[Start of Information supplied]

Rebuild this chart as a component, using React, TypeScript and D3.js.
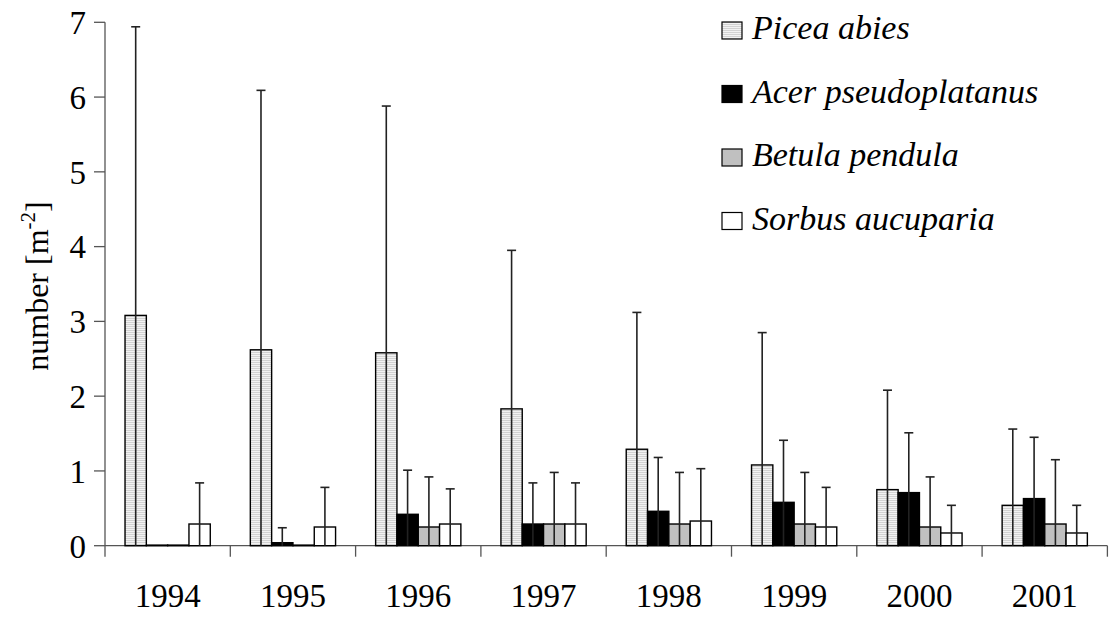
import React, { useEffect, useRef } from "react";
import * as d3 from "d3";

// data (means and mean + sd)
const years = ["1994", "1995", "1996", "1997", "1998", "1999", "2000", "2001"];
const species = ["Picea abies", "Acer pseudoplatanus", "Betula pendula", "Sorbus aucuparia"];

const piceaMean = [3.08, 2.62, 2.58, 1.83, 1.29, 1.08, 0.75, 0.54];
const piceaTop = [6.94, 6.09, 5.88, 3.95, 3.12, 2.85, 2.08, 1.56];
const acerMean = [0, 0.04, 0.42, 0.29, 0.46, 0.58, 0.71, 0.63];
const acerTop = [0, 0.24, 1.01, 0.84, 1.18, 1.41, 1.51, 1.45];
const betulaMean = [0, 0, 0.25, 0.29, 0.29, 0.29, 0.25, 0.29];
const betulaTop = [0, 0, 0.92, 0.98, 0.98, 0.98, 0.92, 1.15];
const sorbusMean = [0.29, 0.25, 0.29, 0.29, 0.33, 0.25, 0.17, 0.17];
const sorbusTop = [0.84, 0.78, 0.76, 0.84, 1.03, 0.78, 0.54, 0.54];

const yTicks = [0, 1, 2, 3, 4, 5, 6, 7];

const means = [piceaMean, acerMean, betulaMean, sorbusMean];
const tops = [piceaTop, acerTop, betulaTop, sorbusTop];
const fills = ["url(#stripes)", "#000000", "#c0c0c0", "#ffffff"];

export default function App() {
  const svgRef = useRef(null);

  useEffect(() => {
    const font = "Liberation Serif, DejaVu Serif, Times New Roman, serif";

    const svg = d3.select(svgRef.current).style("font-family", font);
    svg.selectAll("*").remove();

    // striped fill of Picea
    const pat = svg
      .append("defs")
      .append("pattern")
      .attr("id", "stripes")
      .attr("patternUnits", "userSpaceOnUse")
      .attr("width", 4)
      .attr("height", 2);
    pat.append("rect").attr("width", 4).attr("height", 2).attr("fill", "#f2f2f2");
    pat.append("rect").attr("width", 4).attr("height", 1).attr("fill", "#d2d2d2");

    const x0 = d3.scaleBand().domain(years).range([105, 1107.4]).padding(0);
    const x1 = d3
      .scaleBand()
      .domain(species)
      .range([0, x0.bandwidth()])
      .paddingInner(0)
      .paddingOuter(0.94);
    const y = d3.scaleLinear().domain([0, 7]).range([545.7, 22.3]);

    const rows = [];
    species.forEach((s, i) => {
      years.forEach((yr, j) => {
        rows.push({ s, i, yr, mean: means[i][j], top: tops[i][j] });
      });
    });

    // axes
    const axisColor = "#555";
    const gy = svg.append("g");
    gy.append("line")
      .attr("x1", 105)
      .attr("x2", 105)
      .attr("y1", y(7))
      .attr("y2", y(0))
      .attr("stroke", axisColor)
      .attr("stroke-width", 1.3);
    gy.selectAll(".tk")
      .data(yTicks)
      .join("line")
      .attr("x1", 94)
      .attr("x2", 105)
      .attr("y1", (d) => y(d))
      .attr("y2", (d) => y(d))
      .attr("stroke", axisColor)
      .attr("stroke-width", 1.3);
    gy.selectAll("text")
      .data(yTicks)
      .join("text")
      .attr("x", 86)
      .attr("y", (d) => y(d))
      .attr("dy", "0.36em")
      .attr("text-anchor", "end")
      .style("font-family", font)
      .attr("font-size", 33)
      .text((d) => d);

    const gx = svg.append("g");
    gx.append("line")
      .attr("x1", x0.range()[0])
      .attr("x2", x0.range()[1])
      .attr("y1", y(0))
      .attr("y2", y(0))
      .attr("stroke", axisColor)
      .attr("stroke-width", 1.3);
    const bounds = years.map((d) => x0(d)).concat([x0.range()[1]]);
    gx.selectAll(".tk")
      .data(bounds)
      .join("line")
      .attr("x1", (d) => d)
      .attr("x2", (d) => d)
      .attr("y1", y(0))
      .attr("y2", y(0) + 11)
      .attr("stroke", axisColor)
      .attr("stroke-width", 1.3);
    gx.selectAll("text")
      .data(years)
      .join("text")
      .attr("x", (d) => x0(d) + x0.bandwidth() / 2)
      .attr("y", 607)
      .attr("text-anchor", "middle")
      .style("font-family", font)
      .attr("font-size", 33)
      .text((d) => d);

    // y title
    const yt = svg
      .append("text")
      .attr("transform", `translate(48,${(y(0) + y(7)) / 2 + 2}) rotate(-90)`)
      .attr("text-anchor", "middle")
      .style("font-family", font)
      .attr("font-size", 32);
    yt.append("tspan").text("number [m");
    yt.append("tspan").attr("font-size", 21).attr("dy", -13).text("-2");
    yt.append("tspan").attr("dy", 13).text("]");

    // bars (zero values still show as a flat outline)
    svg
      .append("g")
      .selectAll("rect")
      .data(rows)
      .join("rect")
      .attr("x", (d) => x0(d.yr) + x1(d.s))
      .attr("y", (d) => Math.min(y(d.mean), y(0) - 0.6))
      .attr("width", x1.bandwidth())
      .attr("height", (d) => Math.max(y(0) - y(d.mean), 0.6))
      .attr("fill", (d) => fills[d.i])
      .attr("stroke", "#000")
      .attr("stroke-width", 1.4);

    // error bars (upper only, line from base)
    const eb = rows.filter((d) => d.top > d.mean);
    const cx = (d) => x0(d.yr) + x1(d.s) + x1.bandwidth() / 2;
    const ge = svg.append("g").attr("stroke", "#222").attr("stroke-width", 1.6);
    ge.selectAll(".v")
      .data(eb)
      .join("line")
      .attr("x1", cx)
      .attr("x2", cx)
      .attr("y1", y(0))
      .attr("y2", (d) => y(d.top));
    ge.selectAll(".h")
      .data(eb)
      .join("line")
      .attr("x1", (d) => cx(d) - 4.5)
      .attr("x2", (d) => cx(d) + 4.5)
      .attr("y1", (d) => y(d.top))
      .attr("y2", (d) => y(d.top));

    // legend
    const lg = svg
      .append("g")
      .selectAll("g")
      .data(species)
      .join("g")
      .attr("transform", (d, i) => `translate(722,${22 + i * 63.5})`);
    lg.append("rect")
      .attr("width", 20)
      .attr("height", 17)
      .attr("fill", (d, i) => fills[i])
      .attr("stroke", "#000")
      .attr("stroke-width", 1.2);
    lg.append("text")
      .attr("x", 30)
      .attr("y", 17)
      .style("font-family", font)
      .attr("font-style", "italic")
      .attr("font-size", 34)
      .text((d) => d);
  }, []);

  return (
    <svg
      ref={svgRef}
      width={1110}
      height={617}
      style={{ position: "absolute", left: 0, top: 0, background: "#fff" }}
    />
  );
}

[End of Information supplied]

● Your instructions
Produce an exact copy of each line of data, skipping embedded images.

● Correct answer
Rebuild this chart as a component, using React, TypeScript and D3.js.
import React, { useEffect, useRef } from "react";
import * as d3 from "d3";

// data (means and mean + sd)
const years = ["1994", "1995", "1996", "1997", "1998", "1999", "2000", "2001"];
const species = ["Picea abies", "Acer pseudoplatanus", "Betula pendula", "Sorbus aucuparia"];

const piceaMean = [3.08, 2.62, 2.58, 1.83, 1.29, 1.08, 0.75, 0.54];
const piceaTop = [6.94, 6.09, 5.88, 3.95, 3.12, 2.85, 2.08, 1.56];
const acerMean = [0, 0.04, 0.42, 0.29, 0.46, 0.58, 0.71, 0.63];
const acerTop = [0, 0.24, 1.01, 0.84, 1.18, 1.41, 1.51, 1.45];
const betulaMean = [0, 0, 0.25, 0.29, 0.29, 0.29, 0.25, 0.29];
const betulaTop = [0, 0, 0.92, 0.98, 0.98, 0.98, 0.92, 1.15];
const sorbusMean = [0.29, 0.25, 0.29, 0.29, 0.33, 0.25, 0.17, 0.17];
const sorbusTop = [0.84, 0.78, 0.76, 0.84, 1.03, 0.78, 0.54, 0.54];

const yTicks = [0, 1, 2, 3, 4, 5, 6, 7];

const means = [piceaMean, acerMean, betulaMean, sorbusMean];
const tops = [piceaTop, acerTop, betulaTop, sorbusTop];
const fills = ["url(#stripes)", "#000000", "#c0c0c0", "#ffffff"];

export default function App() {
  const svgRef = useRef(null);

  useEffect(() => {
    const font = "Liberation Serif, DejaVu Serif, Times New Roman, serif";

    const svg = d3.select(svgRef.current).style("font-family", font);
    svg.selectAll("*").remove();

    // striped fill of Picea
    const pat = svg
      .append("defs")
      .append("pattern")
      .attr("id", "stripes")
      .attr("patternUnits", "userSpaceOnUse")
      .attr("width", 4)
      .attr("height", 2);
    pat.append("rect").attr("width", 4).attr("height", 2).attr("fill", "#f2f2f2");
    pat.append("rect").attr("width", 4).attr("height", 1).attr("fill", "#d2d2d2");

    const x0 = d3.scaleBand().domain(years).range([105, 1107.4]).padding(0);
    const x1 = d3
      .scaleBand()
      .domain(species)
      .range([0, x0.bandwidth()])
      .paddingInner(0)
      .paddingOuter(0.94);
    const y = d3.scaleLinear().domain([0, 7]).range([545.7, 22.3]);

    const rows = [];
    species.forEach((s, i) => {
      years.forEach((yr, j) => {
        rows.push({ s, i, yr, mean: means[i][j], top: tops[i][j] });
      });
    });

    // axes
    const axisColor = "#555";
    const gy = svg.append("g");
    gy.append("line")
      .attr("x1", 105)
      .attr("x2", 105)
      .attr("y1", y(7))
      .attr("y2", y(0))
      .attr("stroke", axisColor)
      .attr("stroke-width", 1.3);
    gy.selectAll(".tk")
      .data(yTicks)
      .join("line")
      .attr("x1", 94)
      .attr("x2", 105)
      .attr("y1", (d) => y(d))
      .attr("y2", (d) => y(d))
      .attr("stroke", axisColor)
      .attr("stroke-width", 1.3);
    gy.selectAll("text")
      .data(yTicks)
      .join("text")
      .attr("x", 86)
      .attr("y", (d) => y(d))
      .attr("dy", "0.36em")
      .attr("text-anchor", "end")
      .style("font-family", font)
      .attr("font-size", 33)
      .text((d) => d);

    const gx = svg.append("g");
    gx.append("line")
      .attr("x1", x0.range()[0])
      .attr("x2", x0.range()[1])
      .attr("y1", y(0))
      .attr("y2", y(0))
      .attr("stroke", axisColor)
      .attr("stroke-width", 1.3);
    const bounds = years.map((d) => x0(d)).concat([x0.range()[1]]);
    gx.selectAll(".tk")
      .data(bounds)
      .join("line")
      .attr("x1", (d) => d)
      .attr("x2", (d) => d)
      .attr("y1", y(0))
      .attr("y2", y(0) + 11)
      .attr("stroke", axisColor)
      .attr("stroke-width", 1.3);
    gx.selectAll("text")
      .data(years)
      .join("text")
      .attr("x", (d) => x0(d) + x0.bandwidth() / 2)
      .attr("y", 607)
      .attr("text-anchor", "middle")
      .style("font-family", font)
      .attr("font-size", 33)
      .text((d) => d);

    // y title
    const yt = svg
      .append("text")
      .attr("transform", `translate(48,${(y(0) + y(7)) / 2 + 2}) rotate(-90)`)
      .attr("text-anchor", "middle")
      .style("font-family", font)
      .attr("font-size", 32);
    yt.append("tspan").text("number [m");
    yt.append("tspan").attr("font-size", 21).attr("dy", -13).text("-2");
    yt.append("tspan").attr("dy", 13).text("]");

    // bars (zero values still show as a flat outline)
    svg
      .append("g")
      .selectAll("rect")
      .data(rows)
      .join("rect")
      .attr("x", (d) => x0(d.yr) + x1(d.s))
      .attr("y", (d) => Math.min(y(d.mean), y(0) - 0.6))
      .attr("width", x1.bandwidth())
      .attr("height", (d) => Math.max(y(0) - y(d.mean), 0.6))
      .attr("fill", (d) => fills[d.i])
      .attr("stroke", "#000")
      .attr("stroke-width", 1.4);

    // error bars (upper only, line from base)
    const eb = rows.filter((d) => d.top > d.mean);
    const cx = (d) => x0(d.yr) + x1(d.s) + x1.bandwidth() / 2;
    const ge = svg.append("g").attr("stroke", "#222").attr("stroke-width", 1.6);
    ge.selectAll(".v")
      .data(eb)
      .join("line")
      .attr("x1", cx)
      .attr("x2", cx)
      .attr("y1", y(0))
      .attr("y2", (d) => y(d.top));
    ge.selectAll(".h")
      .data(eb)
      .join("line")
      .attr("x1", (d) => cx(d) - 4.5)
      .attr("x2", (d) => cx(d) + 4.5)
      .attr("y1", (d) => y(d.top))
      .attr("y2", (d) => y(d.top));

    // legend
    const lg = svg
      .append("g")
      .selectAll("g")
      .data(species)
      .join("g")
      .attr("transform", (d, i) => `translate(722,${22 + i * 63.5})`);
    lg.append("rect")
      .attr("width", 20)
      .attr("height", 17)
      .attr("fill", (d, i) => fills[i])
      .attr("stroke", "#000")
      .attr("stroke-width", 1.2);
    lg.append("text")
      .attr("x", 30)
      .attr("y", 17)
      .style("font-family", font)
      .attr("font-style", "italic")
      .attr("font-size", 34)
      .text((d) => d);
  }, []);

  return (
    <svg
      ref={svgRef}
      width={1110}
      height={617}
      style={{ position: "absolute", left: 0, top: 0, background: "#fff" }}
    />
  );
}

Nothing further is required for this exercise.